Fish keep longer if there put in slushy ice water.


----------



## Yakavelli (Mar 17, 2010)

I've never understood why fish can't be kept in water. I've kept mine in icy water for my whole life...from whole fish to filets. What exactly is it supposed to do that's so bad? Now, I always cook up all my trout as soon as possible, but I've kept filets of spanish, redfish, king, snapper, etc in a ziplock of ice water for days before cooking. Never had a problem. I always press it dry with paper towels before I cook it, if water in the grease is the concern.


----------



## sealark (Sep 27, 2007)

Yakavelli said:


> I've never understood why fish can't be kept in water. I've kept mine in icy water for my whole life...from whole fish to filets. What exactly is it supposed to do that's so bad? Now, I always cook up all my trout as soon as possible, but I've kept filets of spanish, redfish, king, snapper, etc in a ziplock of ice water for days before cooking. Never had a problem. I always press it dry with paper towels before I cook it, if water in the grease is the concern.


It's fine for a days fishing. After that they will spoil quicker. Why, I don't know but the fishouse can tell and they wont buy them if they are from an extended 2 or 3 day trip.

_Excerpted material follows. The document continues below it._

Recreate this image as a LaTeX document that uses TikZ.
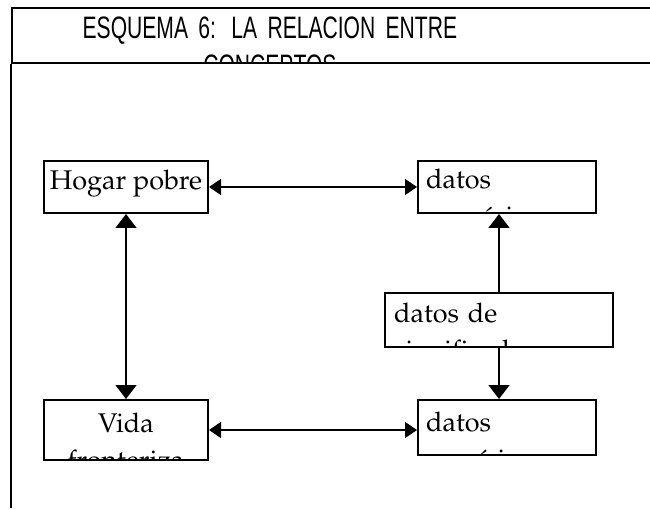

It's a no brainer just pull the drain plug on the chest and keep the fish covered in ice. And if a long trip put the gutted slit down to allow the stomach acids to drain from there gut.


----------



## Yakavelli (Mar 17, 2010)

sealark said:


> It's fine for a days fishing. After that they will spoil quicker. Why, I don't know but the fishouse can tell and they wont buy them if they are from an extended 2 or 3 day trip. It's a no brainer just pull the drain plug on the chest and keep the fish covered in ice. And if a long trip put the gutted slit down to allow the stomach acids to drain from there gut.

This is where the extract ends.